# [Written problem]
Return all the data below as it stands, minus the pictures.

# [Data section]
○ ○ ○ ○ ○

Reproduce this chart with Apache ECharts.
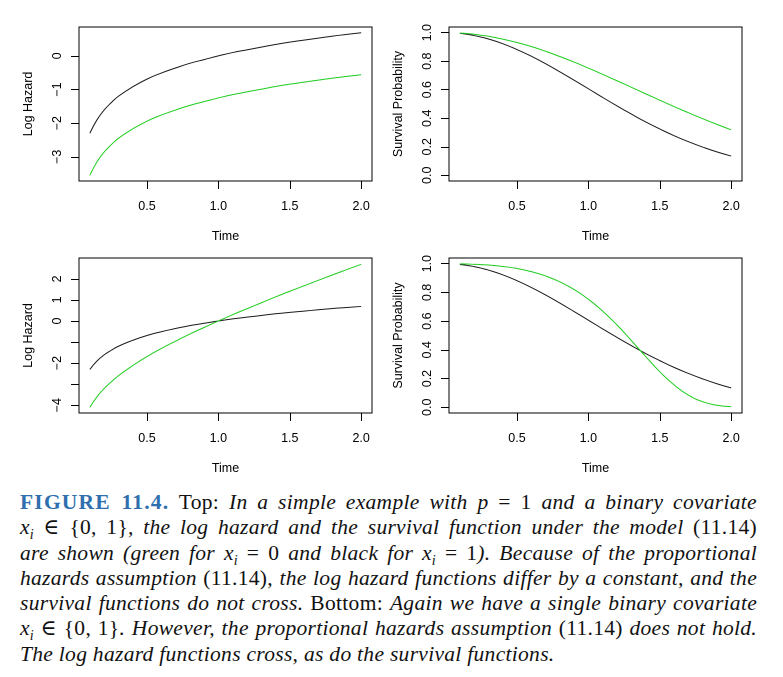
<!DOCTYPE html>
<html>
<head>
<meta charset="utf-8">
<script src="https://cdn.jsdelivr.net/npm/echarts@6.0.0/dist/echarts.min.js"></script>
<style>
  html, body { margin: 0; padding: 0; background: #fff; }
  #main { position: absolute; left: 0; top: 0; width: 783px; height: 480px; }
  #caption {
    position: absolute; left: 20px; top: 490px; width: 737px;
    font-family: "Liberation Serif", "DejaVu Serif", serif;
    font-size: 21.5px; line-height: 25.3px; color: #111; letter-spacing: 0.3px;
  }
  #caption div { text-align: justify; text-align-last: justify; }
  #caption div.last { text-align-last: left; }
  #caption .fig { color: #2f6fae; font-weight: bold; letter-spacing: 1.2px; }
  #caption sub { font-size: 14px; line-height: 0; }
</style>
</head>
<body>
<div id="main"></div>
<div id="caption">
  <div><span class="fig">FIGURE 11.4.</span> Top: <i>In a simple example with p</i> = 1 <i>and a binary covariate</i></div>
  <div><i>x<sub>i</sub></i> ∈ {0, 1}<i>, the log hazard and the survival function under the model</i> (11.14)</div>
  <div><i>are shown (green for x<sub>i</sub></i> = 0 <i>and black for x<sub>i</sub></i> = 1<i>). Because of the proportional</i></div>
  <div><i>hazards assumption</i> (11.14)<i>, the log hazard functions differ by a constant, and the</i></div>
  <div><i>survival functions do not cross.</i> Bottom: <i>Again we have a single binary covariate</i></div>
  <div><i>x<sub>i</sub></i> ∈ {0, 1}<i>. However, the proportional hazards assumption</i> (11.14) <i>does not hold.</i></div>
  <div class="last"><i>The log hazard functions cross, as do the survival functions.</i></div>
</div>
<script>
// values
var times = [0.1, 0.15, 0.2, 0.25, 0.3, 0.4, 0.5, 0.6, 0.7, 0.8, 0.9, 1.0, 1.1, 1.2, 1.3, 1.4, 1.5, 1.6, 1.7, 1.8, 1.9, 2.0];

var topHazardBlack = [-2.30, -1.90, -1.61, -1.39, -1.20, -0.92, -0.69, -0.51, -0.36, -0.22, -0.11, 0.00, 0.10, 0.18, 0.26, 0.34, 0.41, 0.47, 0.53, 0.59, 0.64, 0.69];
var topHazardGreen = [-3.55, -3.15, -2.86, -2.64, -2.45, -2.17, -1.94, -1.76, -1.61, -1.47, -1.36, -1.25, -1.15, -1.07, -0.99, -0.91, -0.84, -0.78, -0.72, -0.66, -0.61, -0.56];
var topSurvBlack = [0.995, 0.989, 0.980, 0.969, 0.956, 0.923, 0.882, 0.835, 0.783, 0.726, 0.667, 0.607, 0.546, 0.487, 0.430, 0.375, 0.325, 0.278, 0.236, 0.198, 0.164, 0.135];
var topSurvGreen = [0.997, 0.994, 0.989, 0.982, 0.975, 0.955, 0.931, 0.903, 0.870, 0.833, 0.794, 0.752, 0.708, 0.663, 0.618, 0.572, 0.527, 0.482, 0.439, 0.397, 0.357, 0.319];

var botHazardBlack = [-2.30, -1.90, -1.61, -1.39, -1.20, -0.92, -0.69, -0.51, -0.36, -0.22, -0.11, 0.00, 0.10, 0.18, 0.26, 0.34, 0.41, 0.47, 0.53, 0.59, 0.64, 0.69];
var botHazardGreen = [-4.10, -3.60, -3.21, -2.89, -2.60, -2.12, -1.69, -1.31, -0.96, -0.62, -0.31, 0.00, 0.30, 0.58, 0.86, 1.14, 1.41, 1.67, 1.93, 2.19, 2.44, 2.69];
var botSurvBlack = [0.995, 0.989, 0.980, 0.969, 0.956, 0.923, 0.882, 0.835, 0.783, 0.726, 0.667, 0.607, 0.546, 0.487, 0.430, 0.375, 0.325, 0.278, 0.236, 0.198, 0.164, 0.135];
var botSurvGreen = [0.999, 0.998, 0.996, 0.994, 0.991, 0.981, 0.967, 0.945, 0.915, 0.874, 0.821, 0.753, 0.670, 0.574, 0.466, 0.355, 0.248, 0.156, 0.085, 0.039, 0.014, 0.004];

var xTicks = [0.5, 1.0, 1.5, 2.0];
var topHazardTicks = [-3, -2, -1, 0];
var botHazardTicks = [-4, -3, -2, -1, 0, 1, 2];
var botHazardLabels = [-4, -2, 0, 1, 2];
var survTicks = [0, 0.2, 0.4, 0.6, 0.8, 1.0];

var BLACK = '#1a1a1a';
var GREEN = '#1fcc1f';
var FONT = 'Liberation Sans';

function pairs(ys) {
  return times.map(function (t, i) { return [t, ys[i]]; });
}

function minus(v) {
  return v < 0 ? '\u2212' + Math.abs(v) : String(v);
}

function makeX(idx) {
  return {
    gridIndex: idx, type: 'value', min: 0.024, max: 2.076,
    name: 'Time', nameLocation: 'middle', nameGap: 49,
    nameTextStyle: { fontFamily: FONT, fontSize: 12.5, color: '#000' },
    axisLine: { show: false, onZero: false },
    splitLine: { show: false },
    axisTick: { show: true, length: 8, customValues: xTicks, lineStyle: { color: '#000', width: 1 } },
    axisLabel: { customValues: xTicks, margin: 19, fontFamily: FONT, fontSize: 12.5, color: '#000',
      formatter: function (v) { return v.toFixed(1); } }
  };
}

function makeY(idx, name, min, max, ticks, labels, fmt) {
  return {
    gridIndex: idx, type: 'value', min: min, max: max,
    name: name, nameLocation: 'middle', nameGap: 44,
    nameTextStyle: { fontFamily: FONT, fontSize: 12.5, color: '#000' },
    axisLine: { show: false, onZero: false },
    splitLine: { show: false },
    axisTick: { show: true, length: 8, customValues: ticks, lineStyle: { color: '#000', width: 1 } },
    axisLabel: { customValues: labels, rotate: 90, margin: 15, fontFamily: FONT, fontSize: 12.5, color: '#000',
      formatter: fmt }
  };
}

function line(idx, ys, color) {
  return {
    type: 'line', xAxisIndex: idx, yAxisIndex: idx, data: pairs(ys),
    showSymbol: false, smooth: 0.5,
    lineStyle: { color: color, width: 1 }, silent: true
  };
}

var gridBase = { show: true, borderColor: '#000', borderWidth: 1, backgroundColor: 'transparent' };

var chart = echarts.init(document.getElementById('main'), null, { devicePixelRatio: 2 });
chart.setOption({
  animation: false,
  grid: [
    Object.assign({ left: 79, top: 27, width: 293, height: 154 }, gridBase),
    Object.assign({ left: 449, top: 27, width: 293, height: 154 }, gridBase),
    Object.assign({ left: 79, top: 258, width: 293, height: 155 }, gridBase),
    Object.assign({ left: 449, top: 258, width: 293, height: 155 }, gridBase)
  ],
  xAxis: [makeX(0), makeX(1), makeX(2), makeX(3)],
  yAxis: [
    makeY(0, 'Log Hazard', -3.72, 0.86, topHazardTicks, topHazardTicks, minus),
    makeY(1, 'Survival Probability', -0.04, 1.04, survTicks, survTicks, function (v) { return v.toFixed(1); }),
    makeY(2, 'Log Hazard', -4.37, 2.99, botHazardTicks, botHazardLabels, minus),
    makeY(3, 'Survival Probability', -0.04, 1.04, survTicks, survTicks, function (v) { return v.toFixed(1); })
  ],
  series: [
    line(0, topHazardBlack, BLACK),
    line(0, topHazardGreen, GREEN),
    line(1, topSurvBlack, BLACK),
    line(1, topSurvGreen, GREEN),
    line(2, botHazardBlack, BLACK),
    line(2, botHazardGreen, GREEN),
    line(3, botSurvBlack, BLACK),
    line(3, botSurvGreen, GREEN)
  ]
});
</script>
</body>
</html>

○ ○ ○ ○ ○

# [Complete response]
Reproduce this chart with Apache ECharts.
<!DOCTYPE html>
<html>
<head>
<meta charset="utf-8">
<script src="https://cdn.jsdelivr.net/npm/echarts@6.0.0/dist/echarts.min.js"></script>
<style>
  html, body { margin: 0; padding: 0; background: #fff; }
  #main { position: absolute; left: 0; top: 0; width: 783px; height: 480px; }
  #caption {
    position: absolute; left: 20px; top: 490px; width: 737px;
    font-family: "Liberation Serif", "DejaVu Serif", serif;
    font-size: 21.5px; line-height: 25.3px; color: #111; letter-spacing: 0.3px;
  }
  #caption div { text-align: justify; text-align-last: justify; }
  #caption div.last { text-align-last: left; }
  #caption .fig { color: #2f6fae; font-weight: bold; letter-spacing: 1.2px; }
  #caption sub { font-size: 14px; line-height: 0; }
</style>
</head>
<body>
<div id="main"></div>
<div id="caption">
  <div><span class="fig">FIGURE 11.4.</span> Top: <i>In a simple example with p</i> = 1 <i>and a binary covariate</i></div>
  <div><i>x<sub>i</sub></i> ∈ {0, 1}<i>, the log hazard and the survival function under the model</i> (11.14)</div>
  <div><i>are shown (green for x<sub>i</sub></i> = 0 <i>and black for x<sub>i</sub></i> = 1<i>). Because of the proportional</i></div>
  <div><i>hazards assumption</i> (11.14)<i>, the log hazard functions differ by a constant, and the</i></div>
  <div><i>survival functions do not cross.</i> Bottom: <i>Again we have a single binary covariate</i></div>
  <div><i>x<sub>i</sub></i> ∈ {0, 1}<i>. However, the proportional hazards assumption</i> (11.14) <i>does not hold.</i></div>
  <div class="last"><i>The log hazard functions cross, as do the survival functions.</i></div>
</div>
<script>
// values
var times = [0.1, 0.15, 0.2, 0.25, 0.3, 0.4, 0.5, 0.6, 0.7, 0.8, 0.9, 1.0, 1.1, 1.2, 1.3, 1.4, 1.5, 1.6, 1.7, 1.8, 1.9, 2.0];

var topHazardBlack = [-2.30, -1.90, -1.61, -1.39, -1.20, -0.92, -0.69, -0.51, -0.36, -0.22, -0.11, 0.00, 0.10, 0.18, 0.26, 0.34, 0.41, 0.47, 0.53, 0.59, 0.64, 0.69];
var topHazardGreen = [-3.55, -3.15, -2.86, -2.64, -2.45, -2.17, -1.94, -1.76, -1.61, -1.47, -1.36, -1.25, -1.15, -1.07, -0.99, -0.91, -0.84, -0.78, -0.72, -0.66, -0.61, -0.56];
var topSurvBlack = [0.995, 0.989, 0.980, 0.969, 0.956, 0.923, 0.882, 0.835, 0.783, 0.726, 0.667, 0.607, 0.546, 0.487, 0.430, 0.375, 0.325, 0.278, 0.236, 0.198, 0.164, 0.135];
var topSurvGreen = [0.997, 0.994, 0.989, 0.982, 0.975, 0.955, 0.931, 0.903, 0.870, 0.833, 0.794, 0.752, 0.708, 0.663, 0.618, 0.572, 0.527, 0.482, 0.439, 0.397, 0.357, 0.319];

var botHazardBlack = [-2.30, -1.90, -1.61, -1.39, -1.20, -0.92, -0.69, -0.51, -0.36, -0.22, -0.11, 0.00, 0.10, 0.18, 0.26, 0.34, 0.41, 0.47, 0.53, 0.59, 0.64, 0.69];
var botHazardGreen = [-4.10, -3.60, -3.21, -2.89, -2.60, -2.12, -1.69, -1.31, -0.96, -0.62, -0.31, 0.00, 0.30, 0.58, 0.86, 1.14, 1.41, 1.67, 1.93, 2.19, 2.44, 2.69];
var botSurvBlack = [0.995, 0.989, 0.980, 0.969, 0.956, 0.923, 0.882, 0.835, 0.783, 0.726, 0.667, 0.607, 0.546, 0.487, 0.430, 0.375, 0.325, 0.278, 0.236, 0.198, 0.164, 0.135];
var botSurvGreen = [0.999, 0.998, 0.996, 0.994, 0.991, 0.981, 0.967, 0.945, 0.915, 0.874, 0.821, 0.753, 0.670, 0.574, 0.466, 0.355, 0.248, 0.156, 0.085, 0.039, 0.014, 0.004];

var xTicks = [0.5, 1.0, 1.5, 2.0];
var topHazardTicks = [-3, -2, -1, 0];
var botHazardTicks = [-4, -3, -2, -1, 0, 1, 2];
var botHazardLabels = [-4, -2, 0, 1, 2];
var survTicks = [0, 0.2, 0.4, 0.6, 0.8, 1.0];

var BLACK = '#1a1a1a';
var GREEN = '#1fcc1f';
var FONT = 'Liberation Sans';

function pairs(ys) {
  return times.map(function (t, i) { return [t, ys[i]]; });
}

function minus(v) {
  return v < 0 ? '\u2212' + Math.abs(v) : String(v);
}

function makeX(idx) {
  return {
    gridIndex: idx, type: 'value', min: 0.024, max: 2.076,
    name: 'Time', nameLocation: 'middle', nameGap: 49,
    nameTextStyle: { fontFamily: FONT, fontSize: 12.5, color: '#000' },
    axisLine: { show: false, onZero: false },
    splitLine: { show: false },
    axisTick: { show: true, length: 8, customValues: xTicks, lineStyle: { color: '#000', width: 1 } },
    axisLabel: { customValues: xTicks, margin: 19, fontFamily: FONT, fontSize: 12.5, color: '#000',
      formatter: function (v) { return v.toFixed(1); } }
  };
}

function makeY(idx, name, min, max, ticks, labels, fmt) {
  return {
    gridIndex: idx, type: 'value', min: min, max: max,
    name: name, nameLocation: 'middle', nameGap: 44,
    nameTextStyle: { fontFamily: FONT, fontSize: 12.5, color: '#000' },
    axisLine: { show: false, onZero: false },
    splitLine: { show: false },
    axisTick: { show: true, length: 8, customValues: ticks, lineStyle: { color: '#000', width: 1 } },
    axisLabel: { customValues: labels, rotate: 90, margin: 15, fontFamily: FONT, fontSize: 12.5, color: '#000',
      formatter: fmt }
  };
}

function line(idx, ys, color) {
  return {
    type: 'line', xAxisIndex: idx, yAxisIndex: idx, data: pairs(ys),
    showSymbol: false, smooth: 0.5,
    lineStyle: { color: color, width: 1 }, silent: true
  };
}

var gridBase = { show: true, borderColor: '#000', borderWidth: 1, backgroundColor: 'transparent' };

var chart = echarts.init(document.getElementById('main'), null, { devicePixelRatio: 2 });
chart.setOption({
  animation: false,
  grid: [
    Object.assign({ left: 79, top: 27, width: 293, height: 154 }, gridBase),
    Object.assign({ left: 449, top: 27, width: 293, height: 154 }, gridBase),
    Object.assign({ left: 79, top: 258, width: 293, height: 155 }, gridBase),
    Object.assign({ left: 449, top: 258, width: 293, height: 155 }, gridBase)
  ],
  xAxis: [makeX(0), makeX(1), makeX(2), makeX(3)],
  yAxis: [
    makeY(0, 'Log Hazard', -3.72, 0.86, topHazardTicks, topHazardTicks, minus),
    makeY(1, 'Survival Probability', -0.04, 1.04, survTicks, survTicks, function (v) { return v.toFixed(1); }),
    makeY(2, 'Log Hazard', -4.37, 2.99, botHazardTicks, botHazardLabels, minus),
    makeY(3, 'Survival Probability', -0.04, 1.04, survTicks, survTicks, function (v) { return v.toFixed(1); })
  ],
  series: [
    line(0, topHazardBlack, BLACK),
    line(0, topHazardGreen, GREEN),
    line(1, topSurvBlack, BLACK),
    line(1, topSurvGreen, GREEN),
    line(2, botHazardBlack, BLACK),
    line(2, botHazardGreen, GREEN),
    line(3, botSurvBlack, BLACK),
    line(3, botSurvGreen, GREEN)
  ]
});
</script>
</body>
</html>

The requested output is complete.